All of the major networks and cable news channels would have uninterrupted, 24-7 coverage of the event. And we wouldn’t just be hearing from the scientific community.
There would be an endless parade of pundits from every discipline imaginable.
Darwinists would have a heyday. Philosophers, psychologists, priests, pastors and rabbis would be interviewed non-stop.
Politicians from both sides of the aisle would be muscling each other out of the way to get a sound bite in at the nearest microphone and their faces in front of the camera.
Wait a minute.
Aren’t some scientists trying to convince us about issues such as cloning, arguing that it should be allowed to go ahead because cells really aren’t life? What’s going on here?
It’s a case of familiarity breeding contempt—literally.
We are surrounded by life on planet Earth in all forms, from the microscopic level all the way up to Homo sapiens.
We just take it for granted.
Think about how many living cells you pass on your commute to work every morning. Spring is just around the corner and it won’t be long before the trees begin to leaf out. The average tree has over 100,000 leaves and each leaf contains hundreds of cells. Throw in a few birds and insects and a couple of million blades of grass and—well—you get the idea.
We have become spoiled by the abundance of life all around us. We debate the issue of when life begins as if we had the power to create it ourselves. But this is a process reserved for God and God alone.
Our best attempts have met with abysmal failure.
In the 1950s a chemist named Stanley Miller refluxed water, methane and ammonia, in an enclosed glass vessel through which an electric spark was passed, supposedly simulating early conditions on the earth. When trace amounts of amino acids were formed, this was trumpeted as the creation of life.
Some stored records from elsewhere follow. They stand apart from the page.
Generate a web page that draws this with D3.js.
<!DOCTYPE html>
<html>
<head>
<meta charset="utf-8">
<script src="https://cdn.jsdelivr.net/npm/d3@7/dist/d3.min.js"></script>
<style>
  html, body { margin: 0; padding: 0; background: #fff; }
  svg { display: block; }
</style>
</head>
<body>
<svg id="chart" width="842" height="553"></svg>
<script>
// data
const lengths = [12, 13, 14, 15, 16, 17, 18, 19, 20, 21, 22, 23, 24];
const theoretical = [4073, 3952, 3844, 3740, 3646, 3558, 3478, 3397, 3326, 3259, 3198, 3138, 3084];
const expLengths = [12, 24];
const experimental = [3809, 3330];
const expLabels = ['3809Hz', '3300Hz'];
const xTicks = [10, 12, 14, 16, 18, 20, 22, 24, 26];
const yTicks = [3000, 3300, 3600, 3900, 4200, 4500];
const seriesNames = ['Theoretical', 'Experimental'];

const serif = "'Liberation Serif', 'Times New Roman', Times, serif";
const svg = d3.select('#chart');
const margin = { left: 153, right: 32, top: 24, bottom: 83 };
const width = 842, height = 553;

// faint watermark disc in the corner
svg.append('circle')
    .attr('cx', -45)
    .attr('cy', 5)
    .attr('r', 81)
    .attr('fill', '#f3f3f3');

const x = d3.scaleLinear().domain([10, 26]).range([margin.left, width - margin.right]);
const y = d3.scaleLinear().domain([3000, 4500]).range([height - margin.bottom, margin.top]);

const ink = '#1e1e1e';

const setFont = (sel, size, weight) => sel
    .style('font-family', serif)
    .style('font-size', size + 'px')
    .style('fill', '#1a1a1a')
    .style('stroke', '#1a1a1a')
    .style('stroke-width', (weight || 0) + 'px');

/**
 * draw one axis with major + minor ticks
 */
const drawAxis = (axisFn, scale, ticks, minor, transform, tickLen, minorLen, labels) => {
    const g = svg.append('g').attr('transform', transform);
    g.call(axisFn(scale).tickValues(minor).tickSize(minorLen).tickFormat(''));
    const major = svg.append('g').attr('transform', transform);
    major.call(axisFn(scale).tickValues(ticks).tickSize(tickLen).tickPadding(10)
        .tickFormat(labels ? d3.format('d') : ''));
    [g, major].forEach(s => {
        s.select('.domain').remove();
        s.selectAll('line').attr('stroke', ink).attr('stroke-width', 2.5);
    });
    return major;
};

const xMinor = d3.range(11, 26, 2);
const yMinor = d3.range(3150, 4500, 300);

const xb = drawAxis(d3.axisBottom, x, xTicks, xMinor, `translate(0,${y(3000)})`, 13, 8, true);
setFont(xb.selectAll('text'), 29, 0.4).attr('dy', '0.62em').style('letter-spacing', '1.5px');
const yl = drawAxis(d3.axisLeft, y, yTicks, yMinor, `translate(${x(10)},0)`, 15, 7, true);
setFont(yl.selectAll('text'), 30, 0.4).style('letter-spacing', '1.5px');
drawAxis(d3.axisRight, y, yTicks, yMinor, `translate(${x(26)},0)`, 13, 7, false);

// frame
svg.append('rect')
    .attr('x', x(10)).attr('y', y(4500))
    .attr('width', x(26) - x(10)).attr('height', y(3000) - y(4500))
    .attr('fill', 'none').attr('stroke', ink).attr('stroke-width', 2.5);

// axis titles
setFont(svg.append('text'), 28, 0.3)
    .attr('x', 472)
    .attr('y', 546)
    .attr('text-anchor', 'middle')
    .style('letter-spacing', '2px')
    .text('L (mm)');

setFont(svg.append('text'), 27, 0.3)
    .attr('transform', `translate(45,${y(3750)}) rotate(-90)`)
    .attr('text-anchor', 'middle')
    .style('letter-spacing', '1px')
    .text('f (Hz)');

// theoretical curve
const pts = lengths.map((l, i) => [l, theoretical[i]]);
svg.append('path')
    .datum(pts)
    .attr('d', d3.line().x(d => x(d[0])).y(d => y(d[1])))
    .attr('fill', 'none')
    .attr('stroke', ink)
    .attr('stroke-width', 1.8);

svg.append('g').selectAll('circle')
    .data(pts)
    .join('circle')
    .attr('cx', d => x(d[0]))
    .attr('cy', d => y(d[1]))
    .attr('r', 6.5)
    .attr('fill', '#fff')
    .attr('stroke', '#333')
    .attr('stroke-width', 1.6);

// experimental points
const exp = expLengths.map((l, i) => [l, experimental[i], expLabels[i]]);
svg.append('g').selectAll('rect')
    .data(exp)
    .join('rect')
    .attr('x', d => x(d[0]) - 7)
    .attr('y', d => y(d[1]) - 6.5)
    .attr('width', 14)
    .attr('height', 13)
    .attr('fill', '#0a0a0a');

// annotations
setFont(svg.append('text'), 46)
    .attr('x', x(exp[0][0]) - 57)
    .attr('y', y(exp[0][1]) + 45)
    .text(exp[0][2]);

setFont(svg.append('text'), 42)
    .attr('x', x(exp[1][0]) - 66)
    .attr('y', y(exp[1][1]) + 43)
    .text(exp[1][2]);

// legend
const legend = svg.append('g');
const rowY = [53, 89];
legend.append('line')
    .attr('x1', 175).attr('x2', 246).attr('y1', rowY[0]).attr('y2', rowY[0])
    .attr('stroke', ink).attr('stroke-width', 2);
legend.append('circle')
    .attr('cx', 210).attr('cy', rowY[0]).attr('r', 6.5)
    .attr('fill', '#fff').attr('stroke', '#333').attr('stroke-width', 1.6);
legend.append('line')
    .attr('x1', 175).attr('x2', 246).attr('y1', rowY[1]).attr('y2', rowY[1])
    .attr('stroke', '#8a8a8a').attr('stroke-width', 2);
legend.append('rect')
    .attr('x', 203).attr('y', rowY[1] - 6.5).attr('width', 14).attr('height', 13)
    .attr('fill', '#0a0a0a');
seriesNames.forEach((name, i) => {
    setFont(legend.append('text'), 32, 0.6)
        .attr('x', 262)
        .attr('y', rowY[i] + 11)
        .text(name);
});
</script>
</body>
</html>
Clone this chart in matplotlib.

But this wasn’t even close. A few simple amino acids, even though they are believed to be the rudimentary building blocks of life, is a far cry from the proteins, enzymes and the other complex biochemical molecules necessary for living systems.
We probe the heavens with our spacecraft, hoping that somewhere out there we’ll discover life—a few single-celled organisms perhaps—and hence we’ll uncover the meaning of the universe.
We are probing in the right place, just with the wrong tools.
We must probe “The Heavens” with our hearts, not our minds, asking The Creator for His guidance in understanding these matters. God asked Job the rhetorical question: “Where were you when I laid the foundations of the earth?”
When we come to understand the answer to this question, only then will we see clearly the abundance of life all around us and how truly blessed we are. Only then will we learn to respect life—all life—as something sacred.